Although they're all busy it doesn't mean that they don't have fun alongside it, so whenever there's an opportunity the Larkins will have a cocktail party, they like a drink, or they will go out on a day trip to the local events in the village and so on, they're very involved in village life.
The Larkins are always looking out for other people. It's a busy life and then at the end of the day. Ma and Pop tumble into bed and they just they have got time for a little bit of um, 'how's your father' because they enjoy it. [laughs]
How does the show reflect the legacy of the iconic H.E. Bates' novels?
I read the books by H.E. Bates when I was 14. I was poorly and had to stay in bed for a couple of weeks. My mum brought me a little box set which had the five books in it that had been produced by Penguin called The Larkin Saga, and I still have
that collection of books.
I absolutely fell in love with the Larkins as characters. They put two fingers up at everything that doesn't count. and they embrace everything that does. The spirit of the books - that they're kind of vulgar, ribald, fun, but have a wise way of life - just really appealed to me and it really cheered me up when I was lying in this bed for a couple of weeks.
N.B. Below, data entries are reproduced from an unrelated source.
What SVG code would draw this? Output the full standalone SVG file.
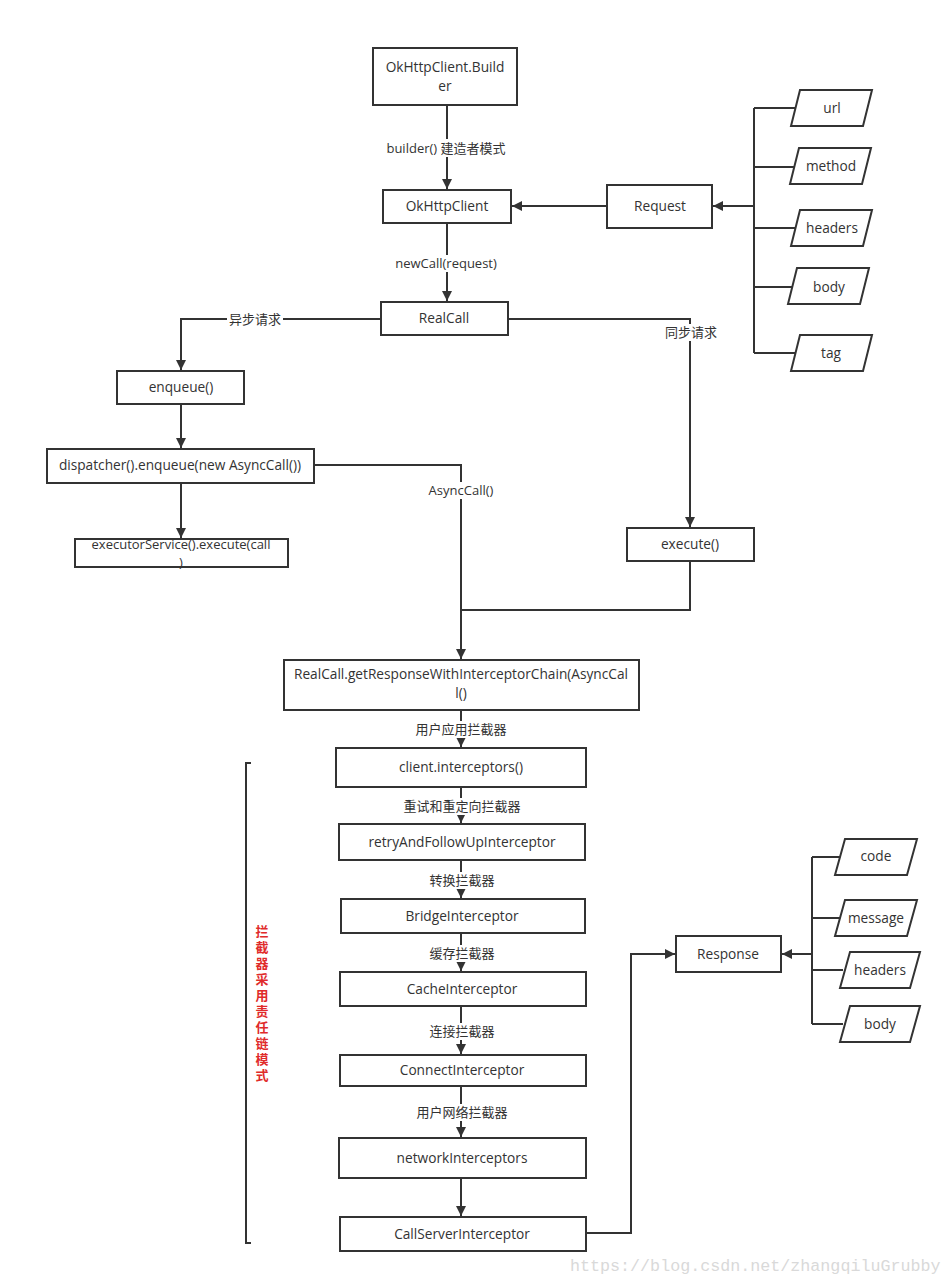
<svg xmlns="http://www.w3.org/2000/svg" width="951" height="1284" viewBox="0 0 951 1284">
<style>
.box{fill:#fff;stroke:#333;stroke-width:2}
.ln{fill:none;stroke:#333;stroke-width:2}
.t{font-family:"Open Sans","Noto Sans CJK SC",sans-serif;font-size:13.7px;fill:#333;text-anchor:middle}
.lb{font-family:"Open Sans","Noto Sans CJK SC",sans-serif;font-size:13px;fill:#333;text-anchor:middle}
.bg{fill:#fff}
.red{font-family:"Noto Sans CJK SC",sans-serif;font-size:13px;font-weight:bold;fill:#e02a2a}
</style>
<defs>
<marker id="ar" viewBox="0 0 10 10" refX="10" refY="5" markerWidth="5.5" markerHeight="5" markerUnits="strokeWidth" orient="auto">
<path d="M0,0 L10,5 L0,10 z" fill="#333"/>
</marker>
</defs>
<rect width="951" height="1284" fill="#fff"/>

<g id="connectors">
<path class="ln" d="M447,105 V189" marker-end="url(#ar)"/>
<path class="ln" d="M607,206 H512" marker-end="url(#ar)"/>
<path class="ln" d="M447,223 V301" marker-end="url(#ar)"/>
<path class="ln" d="M381,319 H181 V370" marker-end="url(#ar)"/>
<path class="ln" d="M508,319 H690 V527" marker-end="url(#ar)"/>
<path class="ln" d="M181,404 V448" marker-end="url(#ar)"/>
<path class="ln" d="M181,483 V538" marker-end="url(#ar)"/>
<path class="ln" d="M314,465 H461 V659" marker-end="url(#ar)"/>
<path class="ln" d="M690,561 V610 H461"/>
<path class="ln" d="M461,710 V747" marker-end="url(#ar)"/>
<path class="ln" d="M461,787 V823" marker-end="url(#ar)"/>
<path class="ln" d="M461,860 V898" marker-end="url(#ar)"/>
<path class="ln" d="M461,933 V971" marker-end="url(#ar)"/>
<path class="ln" d="M461,1006 V1054" marker-end="url(#ar)"/>
<path class="ln" d="M461,1086 V1137" marker-end="url(#ar)"/>
<path class="ln" d="M461,1178 V1216" marker-end="url(#ar)"/>
<path class="ln" d="M586,1233 H631 V954 H675" marker-end="url(#ar)"/>
<path class="ln" d="M754,108 V353"/>
<path class="ln" d="M754,108 H796 M754,167 H795 M754,228 H796 M754,287 H793 M754,353 H796"/>
<path class="ln" d="M754,206 H713" marker-end="url(#ar)"/>
<path class="ln" d="M812,857 V1024"/>
<path class="ln" d="M812,857 H840 M812,918 H840 M812,970 H843 M812,1024 H843"/>
<path class="ln" d="M812,954 H782" marker-end="url(#ar)"/>
<path class="ln" d="M251,763 H246 V1243 H251"/>
<rect class="bg" x="384" y="139" width="124" height="18"/>
<text class="lb" x="446" y="153">builder() 建造者模式</text>
<rect class="bg" x="391" y="255" width="110" height="17"/>
<text class="lb" x="446" y="268">newCall(request)</text>
<rect class="bg" x="227" y="311" width="56" height="17"/>
<text class="lb" x="255" y="324">异步请求</text>
<rect class="bg" x="664" y="324" width="54" height="17"/>
<text class="lb" x="691" y="337">同步请求</text>
<rect class="bg" x="426" y="482" width="70" height="17"/>
<text class="lb" x="461" y="495">AsyncCall()</text>
<rect class="bg" x="415" y="721" width="92" height="17"/>
<text class="lb" x="461" y="734">用户应用拦截器</text>
<rect class="bg" x="403" y="798" width="118" height="17"/>
<text class="lb" x="462" y="811">重试和重定向拦截器</text>
<rect class="bg" x="429" y="872" width="66" height="17"/>
<text class="lb" x="462" y="885">转换拦截器</text>
<rect class="bg" x="429" y="945" width="66" height="17"/>
<text class="lb" x="462" y="958">缓存拦截器</text>
<rect class="bg" x="429" y="1023" width="66" height="17"/>
<text class="lb" x="462" y="1036">连接拦截器</text>
<rect class="bg" x="415" y="1104" width="92" height="17"/>
<text class="lb" x="462" y="1117">用户网络拦截器</text>
</g>

<g id="builder"><rect class="box" x="373" y="48" width="144" height="57"/><text class="t" x="445" y="72">OkHttpClient.Build<tspan x="445" dy="19">er</tspan></text></g>
<g id="okhttpclient"><rect class="box" x="383" y="190" width="128" height="33"/><text class="t" x="447" y="211">OkHttpClient</text></g>
<g id="request"><rect class="box" x="607" y="185" width="105" height="43"/><text class="t" x="660" y="211">Request</text></g>
<g id="realcall"><rect class="box" x="381" y="302" width="127" height="33"/><text class="t" x="444" y="323">RealCall</text></g>
<g id="enqueue"><rect class="box" x="117" y="371" width="127" height="33"/><text class="t" x="181" y="392">enqueue()</text></g>
<g id="dispatcher"><rect class="box" x="47" y="449" width="267" height="34"/><text class="t" x="180" y="470">dispatcher().enqueue(new AsyncCall())</text></g>
<g id="executor"><rect class="box" x="75" y="539" width="213" height="28"/><text class="t" x="181" y="549" style="font-size:13px">executorService().execute(call<tspan x="181" dy="18">)</tspan></text></g>
<g id="execute"><rect class="box" x="627" y="528" width="127" height="33"/><text class="t" x="690" y="549">execute()</text></g>
<g id="chain"><rect class="box" x="284" y="660" width="355" height="50"/><text class="t" x="461" y="679">RealCall.getResponseWithInterceptorChain(AsyncCal<tspan x="461" dy="19">l()</tspan></text></g>
<g id="client-interceptors"><rect class="box" x="336" y="748" width="250" height="39"/><text class="t" x="461" y="772">client.interceptors()</text></g>
<g id="retry"><rect class="box" x="339" y="824" width="246" height="36"/><text class="t" x="462" y="847">retryAndFollowUpInterceptor</text></g>
<g id="bridge"><rect class="box" x="341" y="899" width="244" height="34"/><text class="t" x="462" y="921">BridgeInterceptor</text></g>
<g id="cache"><rect class="box" x="340" y="972" width="246" height="34"/><text class="t" x="462" y="994">CacheInterceptor</text></g>
<g id="connect"><rect class="box" x="340" y="1055" width="246" height="31"/><text class="t" x="462" y="1075">ConnectInterceptor</text></g>
<g id="network"><rect class="box" x="339" y="1138" width="247" height="40"/><text class="t" x="462" y="1163">networkInterceptors</text></g>
<g id="callserver"><rect class="box" x="340" y="1217" width="246" height="34"/><text class="t" x="462" y="1239">CallServerInterceptor</text></g>
<g id="response"><rect class="box" x="676" y="936" width="105" height="36"/><text class="t" x="728" y="959">Response</text></g>

<g id="req-url"><polygon class="box" points="800,90 872,90 863,126 791,126"/><text class="t" x="832" y="113">url</text></g>
<g id="req-method"><polygon class="box" points="799,148 871,148 862,184 790,184"/><text class="t" x="831" y="171">method</text></g>
<g id="req-headers"><polygon class="box" points="800,210 872,210 863,246 791,246"/><text class="t" x="832" y="233">headers</text></g>
<g id="req-body"><polygon class="box" points="797,268 869,268 860,304 788,304"/><text class="t" x="829" y="292">body</text></g>
<g id="req-tag"><polygon class="box" points="800,335 872,335 863,371 791,371"/><text class="t" x="831" y="358">tag</text></g>

<g id="res-code"><polygon class="box" points="845,839 917,839 907,875 835,875"/><text class="t" x="876" y="861">code</text></g>
<g id="res-message"><polygon class="box" points="845,900 917,900 907,936 835,936"/><text class="t" x="876" y="923">message</text></g>
<g id="res-headers"><polygon class="box" points="850,952 920,952 910,988 840,988"/><text class="t" x="880" y="975">headers</text></g>
<g id="res-body"><polygon class="box" points="850,1006 920,1006 910,1042 840,1042"/><text class="t" x="880" y="1029">body</text></g>

<g id="note">
<text class="red" x="262" y="925" writing-mode="tb" letter-spacing="3">拦截器采用责任链模式</text>
</g>
<text x="570" y="1271" font-family="Liberation Mono,monospace" font-size="16.7" fill="#d9d9d9">https://blog.csdn.net/zhangqiluGrubby</text>
</svg>
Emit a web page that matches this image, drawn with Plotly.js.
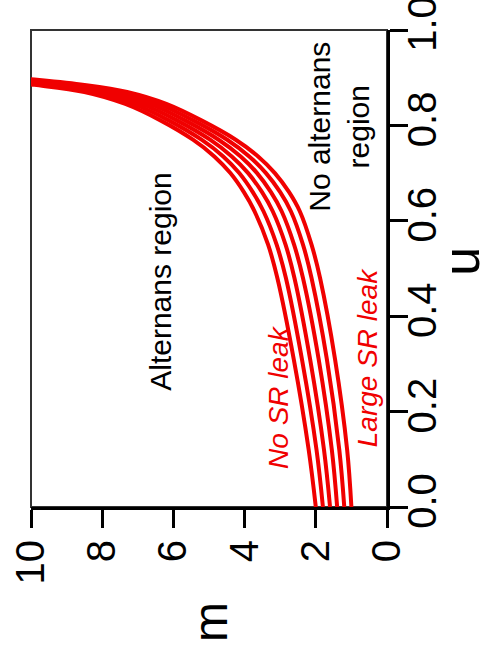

I think what Simon Nye has done with the books is to give them a very modern feel. I've re-read them and they still feel quite fresh today but Simon has made it so they really connect with modern day parents, families and kids - it's pure entertainment.
Simon is a brilliantly entertaining writer, the comedy is inherent in every word and the stage directions are very funny, there's lots of physical comedy.
He also set up something that is in the books, which is this dilemma for Mariette, above and beyond going to France, which is which man she's going to choose. I think that's a very clever move, because we as viewers are going be rooting for her to make the right choice and that's gives some energy to the whole series.
Tell us about Ma's look?
Ma looks glamorous every day. In the contemporary term she's modern. So in 1958 what Ma Larkin loved was everything that was as modern as possible. In the books there's lots of talks about things, how much she loves plastic jewellery and how much she enjoys nylon nighties. She wants to be up with the times, she wants to look attractive. She wants to make the
best of herself without it wasting too much of her time.
Does Ma have an accent?
I worked on the accent ahead of filming and did a bit of research on it. There was a lot of going back and forth between Kent and particularly the East of London throughout the late 19th century. People would go from the countryside into the dockland areas to seek work and other parts of London, get some seasonal work and then come back and do this back and forth.
So when we were looking at the accent it was a question of whether you wanted to put in any kind of rural tones within what is
essentially an East End accent. I had a recording which somebody very kindly found for me of a woman in 1958 who was same age as me talking and it pretty much is what I've tried to copy.
Can you share anything about the villagers?
The village is populated by some eccentrics, some fairly kind people and some snobby people.
If Ma overhears people being rude about her or her children or her beloved husband, she does feel hurt and upset and she'll always try and rise above it.
What do you hope viewers will get from watching The Larkins?
Permission to enjoy themselves. I think we live in a society which makes it very hard to feel okay about enjoying life, enjoying the best things in life, whether it's love, whether it's food, whether it's holidays, whether it's games and fun, or a drink. In our society there isn't anything but a guilty pleasure, and I think we should remove that, take a note from the Larkins - a little of what you fancy does you more than good.
Tell us a little bit about why you think The Larkins will have a wide appeal?
I think families is the central core of this story, and marriage is at the heart of the family. The stories are all recognisable, they have a flavour in that they, you could transplant them to pretty much anywhere in the world, any society in the world, because they are about the fundamentals.
They're about how do you love each other, how do you enjoy each other, how do you make sure you've got enough money to put on the table, and how do you prioritise.
How do you get your set of values and then play those values in the society in which you exist. I don't think that's specific to this Kentish experience in any way. I think that's absolutely universal. I mean this is family, which unusually for TV is a happy family. I think there's much in there that is a really good model for life - about caring for each other, being loyal to each other and being fair-minded in the society that you live in.
The Larkins is on ITV on Sundays at 8pm.